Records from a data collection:
########################################
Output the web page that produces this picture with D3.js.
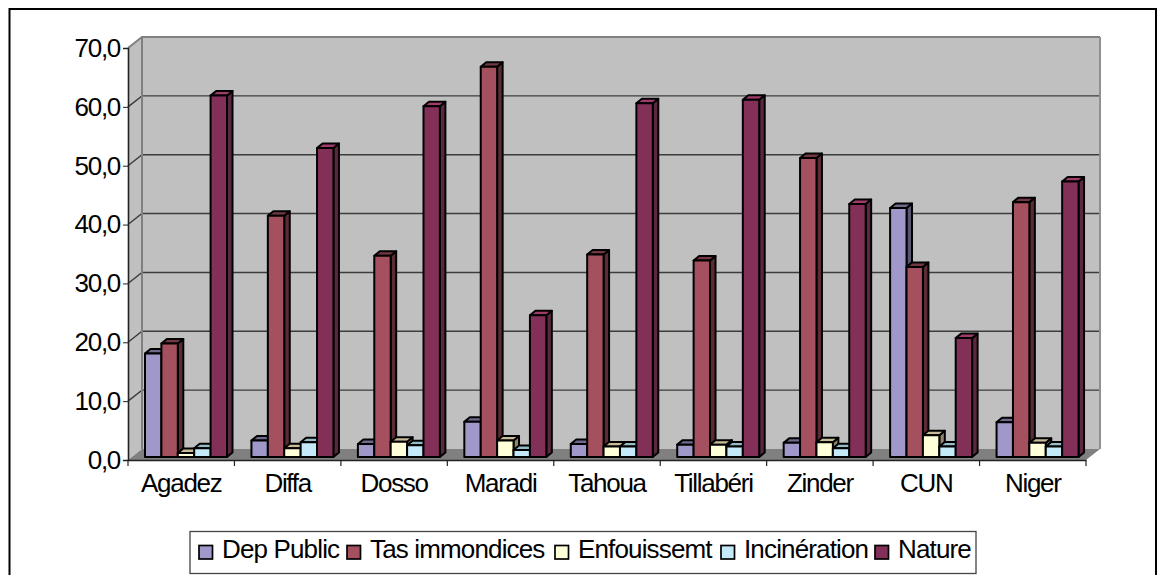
<!DOCTYPE html>
<html><head><meta charset="utf-8">
<script src="https://cdn.jsdelivr.net/npm/d3@7"></script>
<style>html,body{margin:0;padding:0;background:#fff;overflow:hidden}svg{display:block}
text{font-family:"Liberation Sans",Arial,sans-serif;fill:#000}</style></head><body>
<div id="c"></div>
<script>
const categories=["Agadez","Diffa","Dosso","Maradi","Tahoua","Tillabéri","Zinder","CUN","Niger"];
const seriesNames=["Dep Public","Tas immondices","Enfouissemt","Incinération","Nature"];
const depPublic=[17.6,2.8,2.2,6.0,2.2,2.1,2.4,42.3,5.9];
const tasImmondices=[19.3,41.0,34.2,66.3,34.4,33.4,50.8,32.3,43.3];
const enfouissemt=[0.7,1.5,2.6,2.8,1.8,2.1,2.5,3.7,2.4];
const incineration=[1.5,2.5,2.0,1.2,1.8,1.8,1.5,1.8,1.8];
const nature=[61.4,52.5,59.6,24.1,60.1,60.7,43.0,20.2,46.8];
const seriesValues=[depPublic,tasImmondices,enfouissemt,incineration,nature];
const yTicks=[0,10,20,30,40,50,60,70];
const colors=["#9f98c9","#a5505f","#ffffd9","#c4e9f9","#833058"];
const topColors=["#6f6a8c","#733842","#c8bc98","#95bcc8","#a03c6c"];
const sideColors=["#5a5672","#5c2c36","#8f8568","#7a9aa6","#5a2840"];

const W=1162,H=575;
const L=128,R=1086,T=48,B=460,DX=14,DY=-11;
const svg=d3.select("#c").append("svg").attr("width",W).attr("height",H);
svg.append("rect").attr("x",9.5).attr("y",9).attr("width",1146.5).attr("height",H+20)
  .attr("fill","#fff").attr("stroke","#000").attr("stroke-width",2);

const y=d3.scaleLinear().domain([0,70]).range([B,T]);
const x=d3.scaleBand().domain(categories).range([L,R]);
const inner=d3.scaleBand().domain(seriesNames).range([17,17+82]);
const pts=a=>a.map(p=>p.join(",")).join(" ");

svg.append("polygon").attr("points",pts([[L,B],[L+DX,B+DY],[L+DX,T+DY],[L,T]])).attr("fill","#c0c0c0");
svg.append("rect").attr("x",L+DX).attr("y",T+DY).attr("width",R-L).attr("height",B-T).attr("fill","#c0c0c0");
svg.append("polygon").attr("points",pts([[L,B],[L+DX,B+DY],[R+DX,B+DY],[R,B]])).attr("fill","#808080");
yTicks.filter(d=>d>0).forEach(d=>{
  const yy=y(d);
  svg.append("polyline").attr("points",pts([[L,yy],[L+DX,yy+DY],[R+DX,yy+DY]]))
    .attr("fill","none").attr("stroke",d===70?"#808080":"#3c3c3c").attr("stroke-width",d===70?2:1.4);
});
svg.append("path").attr("d",`M${L+DX},${B+DY}V${T+DY}`).attr("stroke","#808080").attr("stroke-width",2);
svg.append("path").attr("d",`M${R+DX},${B+DY}V${T+DY}`).attr("stroke","#909090").attr("stroke-width",2);

const dep=5.5, rise=-4.5, base=B-3;
const h0=y(0);
categories.forEach((c,ci)=>{
  seriesNames.forEach((s,si)=>{
    const v=seriesValues[si][ci];
    const x0=x(c)+inner(s), w=inner.bandwidth(), x1=x0+w;
    const top=base-(h0-y(v));
    const g=svg.append("g").attr("stroke","#000").attr("stroke-width",2).attr("stroke-linejoin","round");
    g.append("polygon").attr("points",pts([[x1,base],[x1+dep,base+rise],[x1+dep,top+rise],[x1,top]])).attr("fill",sideColors[si]);
    g.append("polygon").attr("points",pts([[x0,top],[x0+dep,top+rise],[x1+dep,top+rise],[x1,top]])).attr("fill",topColors[si]);
    g.append("rect").attr("x",x0).attr("y",top).attr("width",w).attr("height",base-top).attr("fill",colors[si]);
  });
});

const fmt=d=>d3.format(".1f")(d).replace(".",",");
const ay=svg.append("g").attr("transform",`translate(${L},0)`)
  .call(d3.axisLeft(y).tickValues(yTicks).tickFormat(fmt).tickSize(5).tickPadding(3));
const ax=svg.append("g").attr("transform",`translate(0,${B})`)
  .call(d3.axisBottom(x).tickSize(0).tickPadding(14));
svg.append("g").selectAll("line").data(d3.range(categories.length+1)).join("line")
  .attr("x1",i=>L+i*x.step()).attr("x2",i=>L+i*x.step()).attr("y1",B).attr("y2",B+6)
  .attr("stroke","#222").attr("stroke-width",1.2);
[ay,ax].forEach(a=>{
  a.selectAll("path").attr("stroke","#222").attr("stroke-width",1.6);
  a.selectAll("line").attr("stroke","#222");
  a.selectAll("text").attr("font-size",26).attr("letter-spacing",-1.3).style("font-family",'"Liberation Sans",Arial,sans-serif');
});

svg.append("rect").attr("x",190).attr("y",531.5).attr("width",786).attr("height",42)
  .attr("fill","#fff").attr("stroke","#444").attr("stroke-width",1.3);
const legendX=[199,347,555,721,875];
seriesNames.forEach((s,i)=>{
  svg.append("rect").attr("x",legendX[i]).attr("y",545.5).attr("width",13.5).attr("height",13.5)
    .attr("fill",colors[i]).attr("stroke","#000").attr("stroke-width",1.7);
  svg.append("text").attr("x",legendX[i]+23).attr("y",558).attr("font-size",26).attr("letter-spacing",-0.85).text(s);
});
</script></body></html>
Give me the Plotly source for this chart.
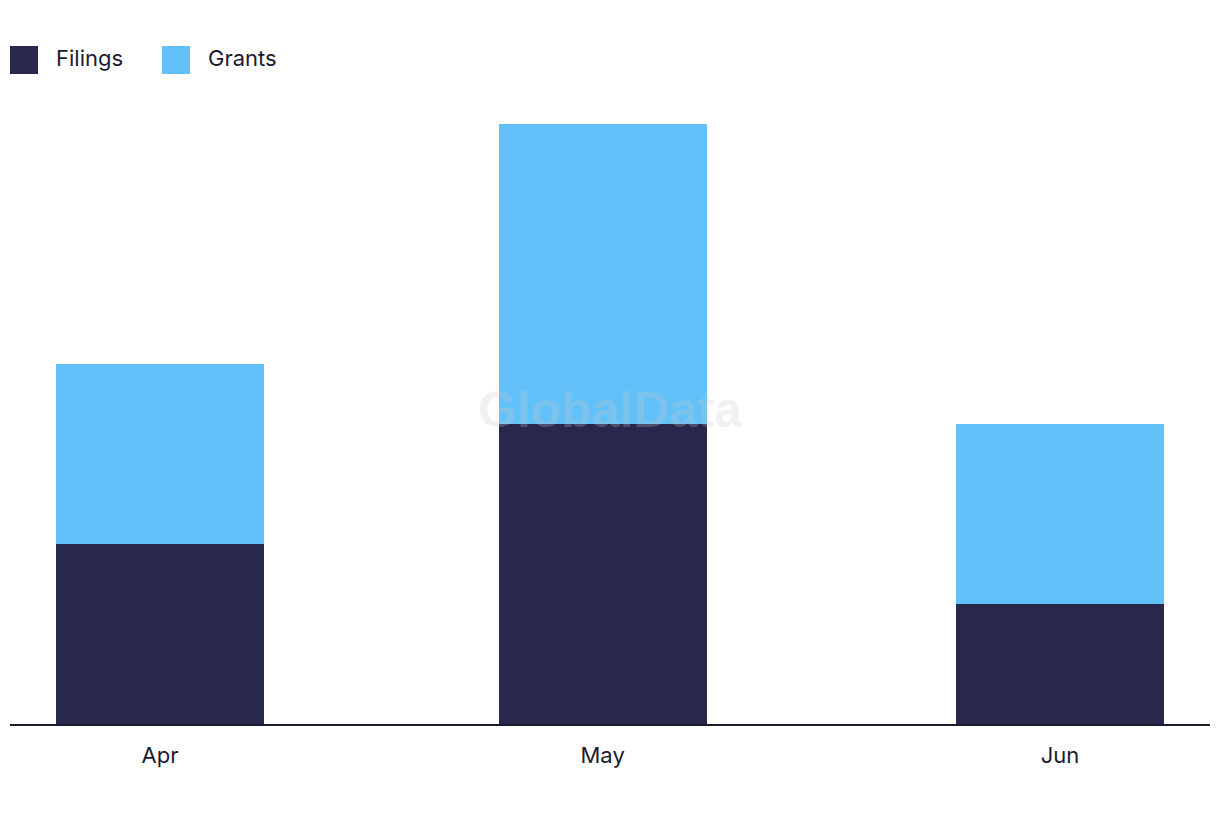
########################################
Exercise – Leave out the pictures and print each record exactly as it stands.

Solution to this exercise –
Output the web page that produces this picture with D3.js.
<!DOCTYPE html>
<html><head><meta charset="utf-8">
<script src="https://cdn.jsdelivr.net/npm/d3@7"></script>
<style>html,body{margin:0;padding:0;background:#fff;overflow:hidden}svg{display:block}
text{font-family:"Liberation Sans",Arial,sans-serif;fill:#000}</style></head><body>
<div id="c"></div>
<script>
const categories=["Agadez","Diffa","Dosso","Maradi","Tahoua","Tillabéri","Zinder","CUN","Niger"];
const seriesNames=["Dep Public","Tas immondices","Enfouissemt","Incinération","Nature"];
const depPublic=[17.6,2.8,2.2,6.0,2.2,2.1,2.4,42.3,5.9];
const tasImmondices=[19.3,41.0,34.2,66.3,34.4,33.4,50.8,32.3,43.3];
const enfouissemt=[0.7,1.5,2.6,2.8,1.8,2.1,2.5,3.7,2.4];
const incineration=[1.5,2.5,2.0,1.2,1.8,1.8,1.5,1.8,1.8];
const nature=[61.4,52.5,59.6,24.1,60.1,60.7,43.0,20.2,46.8];
const seriesValues=[depPublic,tasImmondices,enfouissemt,incineration,nature];
const yTicks=[0,10,20,30,40,50,60,70];
const colors=["#9f98c9","#a5505f","#ffffd9","#c4e9f9","#833058"];
const topColors=["#6f6a8c","#733842","#c8bc98","#95bcc8","#a03c6c"];
const sideColors=["#5a5672","#5c2c36","#8f8568","#7a9aa6","#5a2840"];

const W=1162,H=575;
const L=128,R=1086,T=48,B=460,DX=14,DY=-11;
const svg=d3.select("#c").append("svg").attr("width",W).attr("height",H);
svg.append("rect").attr("x",9.5).attr("y",9).attr("width",1146.5).attr("height",H+20)
  .attr("fill","#fff").attr("stroke","#000").attr("stroke-width",2);

const y=d3.scaleLinear().domain([0,70]).range([B,T]);
const x=d3.scaleBand().domain(categories).range([L,R]);
const inner=d3.scaleBand().domain(seriesNames).range([17,17+82]);
const pts=a=>a.map(p=>p.join(",")).join(" ");

svg.append("polygon").attr("points",pts([[L,B],[L+DX,B+DY],[L+DX,T+DY],[L,T]])).attr("fill","#c0c0c0");
svg.append("rect").attr("x",L+DX).attr("y",T+DY).attr("width",R-L).attr("height",B-T).attr("fill","#c0c0c0");
svg.append("polygon").attr("points",pts([[L,B],[L+DX,B+DY],[R+DX,B+DY],[R,B]])).attr("fill","#808080");
yTicks.filter(d=>d>0).forEach(d=>{
  const yy=y(d);
  svg.append("polyline").attr("points",pts([[L,yy],[L+DX,yy+DY],[R+DX,yy+DY]]))
    .attr("fill","none").attr("stroke",d===70?"#808080":"#3c3c3c").attr("stroke-width",d===70?2:1.4);
});
svg.append("path").attr("d",`M${L+DX},${B+DY}V${T+DY}`).attr("stroke","#808080").attr("stroke-width",2);
svg.append("path").attr("d",`M${R+DX},${B+DY}V${T+DY}`).attr("stroke","#909090").attr("stroke-width",2);

const dep=5.5, rise=-4.5, base=B-3;
const h0=y(0);
categories.forEach((c,ci)=>{
  seriesNames.forEach((s,si)=>{
    const v=seriesValues[si][ci];
    const x0=x(c)+inner(s), w=inner.bandwidth(), x1=x0+w;
    const top=base-(h0-y(v));
    const g=svg.append("g").attr("stroke","#000").attr("stroke-width",2).attr("stroke-linejoin","round");
    g.append("polygon").attr("points",pts([[x1,base],[x1+dep,base+rise],[x1+dep,top+rise],[x1,top]])).attr("fill",sideColors[si]);
    g.append("polygon").attr("points",pts([[x0,top],[x0+dep,top+rise],[x1+dep,top+rise],[x1,top]])).attr("fill",topColors[si]);
    g.append("rect").attr("x",x0).attr("y",top).attr("width",w).attr("height",base-top).attr("fill",colors[si]);
  });
});

const fmt=d=>d3.format(".1f")(d).replace(".",",");
const ay=svg.append("g").attr("transform",`translate(${L},0)`)
  .call(d3.axisLeft(y).tickValues(yTicks).tickFormat(fmt).tickSize(5).tickPadding(3));
const ax=svg.append("g").attr("transform",`translate(0,${B})`)
  .call(d3.axisBottom(x).tickSize(0).tickPadding(14));
svg.append("g").selectAll("line").data(d3.range(categories.length+1)).join("line")
  .attr("x1",i=>L+i*x.step()).attr("x2",i=>L+i*x.step()).attr("y1",B).attr("y2",B+6)
  .attr("stroke","#222").attr("stroke-width",1.2);
[ay,ax].forEach(a=>{
  a.selectAll("path").attr("stroke","#222").attr("stroke-width",1.6);
  a.selectAll("line").attr("stroke","#222");
  a.selectAll("text").attr("font-size",26).attr("letter-spacing",-1.3).style("font-family",'"Liberation Sans",Arial,sans-serif');
});

svg.append("rect").attr("x",190).attr("y",531.5).attr("width",786).attr("height",42)
  .attr("fill","#fff").attr("stroke","#444").attr("stroke-width",1.3);
const legendX=[199,347,555,721,875];
seriesNames.forEach((s,i)=>{
  svg.append("rect").attr("x",legendX[i]).attr("y",545.5).attr("width",13.5).attr("height",13.5)
    .attr("fill",colors[i]).attr("stroke","#000").attr("stroke-width",1.7);
  svg.append("text").attr("x",legendX[i]+23).attr("y",558).attr("font-size",26).attr("letter-spacing",-0.85).text(s);
});
</script></body></html>
Give me the Plotly source for this chart.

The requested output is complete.